On 17 October Azerbaijan claimed the further destruction of one Sukhoi Su-25 aircraft, seven T-72 tanks, one S-300 missile system, one S-125 missile system, two BM-21 Grad rocket launchers, eight D-30 and one D-20 howitzer, 10 trucks with ammunition and 7 vehicles.

On 18 October Azerbaijan reported the destruction of another Sukhoi Su-25 aircraft and, separately, three Tor M2KM missile systems by a precise MAM-L missile strike.

On 19 October, the Azerbaijani MoD reported the destruction of two more T-72 tanks, two BM-21 Grad launchers, one D-30 howitzer, one D-20 howitzer and 11 automobile vehicles.

On 20 October, Azerbaijani president Ilham Aliyev released a detailed list of destroyed and captured Armenian equipment, according to Azerbaijan. The destroyed equipment included 241 tanks, 50 IFVs, six drones, three Tor units, one TOS-1 unit, four S-300 missile systems, 70 BM-21 Grad units, about forty 9K33 Osa units, five 2K12 Kub and 2K11 Krug units, two BM-27 Uragan units, 198 trucks, 17 self-propelled artillery units, 53 anti-tank weapons, 198 guns, 58 mortars and eight electronic warfare units. The captured trophies included 39 tanks, 24 IFVs, 12 mortars, 25 grenade launchers and 102 cargo vehicles. The captured tanks have been reused against Armenian forces themselves.

On 21 October three more Armenian drones were reportedly destroyed by the Azerbaijani air defense forces.

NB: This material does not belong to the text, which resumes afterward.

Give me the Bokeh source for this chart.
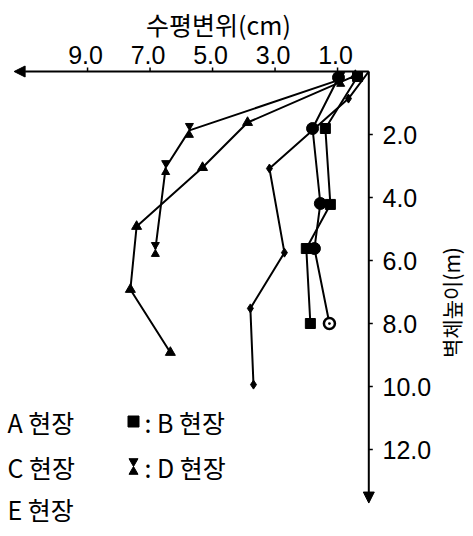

On 29 October, two more Armenian Su-25 were destroyed, according to Azerbaijani Defense Ministry.

===Azerbaijani===
Armenian and Karabakh authorities initially claimed the downing of four Azerbaijani helicopters and the destruction of ten tanks and IFVs, as well as 15 drones. Later the numbers were revised to 34 tanks and armored personnel vehicles destroyed, two armored combat engineering vehicles destroyed and four helicopters and 27 unmanned aerial vehicles downed all within the first day of hostilities. Footage was released showing the destruction or damage of five Azerbaijani tanks.

Over the course of 2 October, the Karabakh Defence Army claimed the destruction of 39 Azerbaijani military vehicles, including a T-90 tank; four Sukhoi Su-25 aircraft; three Mi-24 attack helicopters; and 17 drones. Until 19 October, 100 Azerbaijani tanks are said to have been destroyed or captured.

As of 8 November, the Armenian government-operated Armenian Unified InfoCenter claimed that Armenian forces have destroyed 264 drones, 16 attack helicopters, 25 warplanes, 784 armored vehicles, six TOS systems, four BM-30 Smerch launchers and one Uragan launcher.